* **PROVIDED DATA**:
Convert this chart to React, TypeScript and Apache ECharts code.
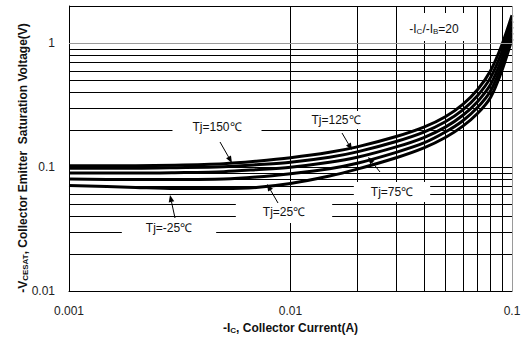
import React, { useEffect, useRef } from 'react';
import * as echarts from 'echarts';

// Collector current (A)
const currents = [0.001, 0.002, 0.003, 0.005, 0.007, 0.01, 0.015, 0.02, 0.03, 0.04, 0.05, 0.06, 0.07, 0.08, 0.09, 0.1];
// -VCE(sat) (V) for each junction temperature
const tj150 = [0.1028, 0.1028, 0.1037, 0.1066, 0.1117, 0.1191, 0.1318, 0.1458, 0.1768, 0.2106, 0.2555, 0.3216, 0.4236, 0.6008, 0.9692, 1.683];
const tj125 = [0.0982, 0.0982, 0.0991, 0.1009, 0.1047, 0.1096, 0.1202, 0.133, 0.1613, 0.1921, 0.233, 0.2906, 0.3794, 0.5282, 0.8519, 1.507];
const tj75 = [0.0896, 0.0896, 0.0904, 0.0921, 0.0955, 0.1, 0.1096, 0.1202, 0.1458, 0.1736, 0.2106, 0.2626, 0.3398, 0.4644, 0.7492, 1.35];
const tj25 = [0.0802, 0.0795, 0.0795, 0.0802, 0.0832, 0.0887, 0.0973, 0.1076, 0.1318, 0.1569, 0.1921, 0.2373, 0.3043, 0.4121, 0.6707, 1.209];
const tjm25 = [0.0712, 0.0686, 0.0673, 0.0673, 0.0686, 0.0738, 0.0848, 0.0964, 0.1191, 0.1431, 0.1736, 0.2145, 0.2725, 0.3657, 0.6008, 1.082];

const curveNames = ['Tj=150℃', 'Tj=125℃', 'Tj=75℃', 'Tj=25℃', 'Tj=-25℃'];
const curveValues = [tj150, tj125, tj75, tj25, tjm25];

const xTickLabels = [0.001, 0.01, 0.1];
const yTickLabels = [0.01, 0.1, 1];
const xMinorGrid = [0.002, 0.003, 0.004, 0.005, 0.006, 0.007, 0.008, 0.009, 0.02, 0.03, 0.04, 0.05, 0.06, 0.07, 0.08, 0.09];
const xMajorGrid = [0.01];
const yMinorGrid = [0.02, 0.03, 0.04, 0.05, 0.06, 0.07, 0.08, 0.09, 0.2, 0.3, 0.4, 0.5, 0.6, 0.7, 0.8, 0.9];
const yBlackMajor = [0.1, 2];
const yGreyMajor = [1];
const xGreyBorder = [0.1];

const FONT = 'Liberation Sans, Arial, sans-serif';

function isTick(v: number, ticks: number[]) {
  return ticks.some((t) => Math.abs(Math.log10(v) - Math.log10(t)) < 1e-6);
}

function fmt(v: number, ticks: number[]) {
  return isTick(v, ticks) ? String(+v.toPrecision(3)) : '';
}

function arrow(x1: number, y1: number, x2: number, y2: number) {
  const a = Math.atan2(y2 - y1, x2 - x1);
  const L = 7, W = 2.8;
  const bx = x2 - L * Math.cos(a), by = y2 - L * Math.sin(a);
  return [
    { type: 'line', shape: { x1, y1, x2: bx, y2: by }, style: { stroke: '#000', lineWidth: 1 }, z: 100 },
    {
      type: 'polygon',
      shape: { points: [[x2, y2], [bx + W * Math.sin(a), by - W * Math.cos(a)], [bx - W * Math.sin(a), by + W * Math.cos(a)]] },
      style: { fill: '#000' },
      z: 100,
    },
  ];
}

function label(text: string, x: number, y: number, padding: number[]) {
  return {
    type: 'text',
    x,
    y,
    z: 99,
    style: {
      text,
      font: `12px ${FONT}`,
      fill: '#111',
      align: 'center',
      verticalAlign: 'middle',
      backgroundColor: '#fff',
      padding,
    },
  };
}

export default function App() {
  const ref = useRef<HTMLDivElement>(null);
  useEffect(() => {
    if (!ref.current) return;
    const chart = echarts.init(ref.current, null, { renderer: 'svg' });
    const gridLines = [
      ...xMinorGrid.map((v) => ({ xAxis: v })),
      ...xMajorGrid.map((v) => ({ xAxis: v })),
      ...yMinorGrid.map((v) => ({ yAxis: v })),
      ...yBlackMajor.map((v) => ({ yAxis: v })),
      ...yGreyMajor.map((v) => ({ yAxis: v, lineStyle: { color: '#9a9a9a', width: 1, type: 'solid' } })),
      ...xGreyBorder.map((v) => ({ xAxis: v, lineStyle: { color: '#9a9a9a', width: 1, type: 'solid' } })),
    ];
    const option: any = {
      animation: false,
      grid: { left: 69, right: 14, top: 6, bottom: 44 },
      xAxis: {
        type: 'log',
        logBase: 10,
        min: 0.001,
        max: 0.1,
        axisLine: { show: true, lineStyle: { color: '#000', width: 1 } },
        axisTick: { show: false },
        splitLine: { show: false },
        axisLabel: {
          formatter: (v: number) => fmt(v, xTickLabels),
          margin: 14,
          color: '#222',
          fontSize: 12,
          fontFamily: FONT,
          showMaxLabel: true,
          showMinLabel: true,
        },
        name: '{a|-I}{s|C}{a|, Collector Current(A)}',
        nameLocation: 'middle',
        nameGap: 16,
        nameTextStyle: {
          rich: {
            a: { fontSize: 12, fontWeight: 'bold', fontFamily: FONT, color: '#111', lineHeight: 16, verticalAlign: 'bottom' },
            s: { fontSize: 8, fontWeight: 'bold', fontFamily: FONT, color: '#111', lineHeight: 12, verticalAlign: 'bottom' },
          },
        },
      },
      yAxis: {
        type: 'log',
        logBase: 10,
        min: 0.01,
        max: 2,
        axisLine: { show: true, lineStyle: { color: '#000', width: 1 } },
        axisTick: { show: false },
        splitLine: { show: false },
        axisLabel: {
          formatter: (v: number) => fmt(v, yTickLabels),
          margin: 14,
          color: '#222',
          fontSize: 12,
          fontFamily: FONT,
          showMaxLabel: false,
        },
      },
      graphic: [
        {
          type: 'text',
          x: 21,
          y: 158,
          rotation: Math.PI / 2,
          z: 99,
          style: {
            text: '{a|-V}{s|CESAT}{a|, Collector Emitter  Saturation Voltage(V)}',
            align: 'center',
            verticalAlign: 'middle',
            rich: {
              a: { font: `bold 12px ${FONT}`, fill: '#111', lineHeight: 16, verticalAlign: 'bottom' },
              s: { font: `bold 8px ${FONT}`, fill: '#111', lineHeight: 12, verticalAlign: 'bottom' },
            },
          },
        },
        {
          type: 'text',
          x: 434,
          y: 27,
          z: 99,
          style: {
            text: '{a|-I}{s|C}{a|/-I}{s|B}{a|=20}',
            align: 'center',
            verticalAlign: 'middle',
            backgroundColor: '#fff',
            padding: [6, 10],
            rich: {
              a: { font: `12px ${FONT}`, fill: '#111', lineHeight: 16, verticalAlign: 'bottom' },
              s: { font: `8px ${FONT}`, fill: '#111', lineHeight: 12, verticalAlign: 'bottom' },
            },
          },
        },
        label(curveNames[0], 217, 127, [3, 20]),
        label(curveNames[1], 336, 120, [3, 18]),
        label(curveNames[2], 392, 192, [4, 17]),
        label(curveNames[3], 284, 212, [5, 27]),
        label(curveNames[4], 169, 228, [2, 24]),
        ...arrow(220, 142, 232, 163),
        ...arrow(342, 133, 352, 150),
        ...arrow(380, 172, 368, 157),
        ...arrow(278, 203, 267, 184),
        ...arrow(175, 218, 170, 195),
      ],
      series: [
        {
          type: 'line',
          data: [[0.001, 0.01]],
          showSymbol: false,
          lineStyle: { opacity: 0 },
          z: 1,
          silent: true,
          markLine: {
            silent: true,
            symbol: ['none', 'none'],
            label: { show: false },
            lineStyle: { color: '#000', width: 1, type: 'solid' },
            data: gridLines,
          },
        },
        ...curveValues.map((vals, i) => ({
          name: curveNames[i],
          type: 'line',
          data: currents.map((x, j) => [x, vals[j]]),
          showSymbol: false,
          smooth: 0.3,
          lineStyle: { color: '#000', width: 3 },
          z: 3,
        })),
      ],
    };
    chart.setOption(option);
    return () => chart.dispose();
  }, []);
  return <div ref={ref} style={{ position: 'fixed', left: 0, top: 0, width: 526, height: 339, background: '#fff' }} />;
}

* **DIRECTIVE**: Report each line in the data that holds the word "React".

* **WRITTEN SOLUTION**:
Convert this chart to React, TypeScript and Apache ECharts code.
import React, { useEffect, useRef } from 'react';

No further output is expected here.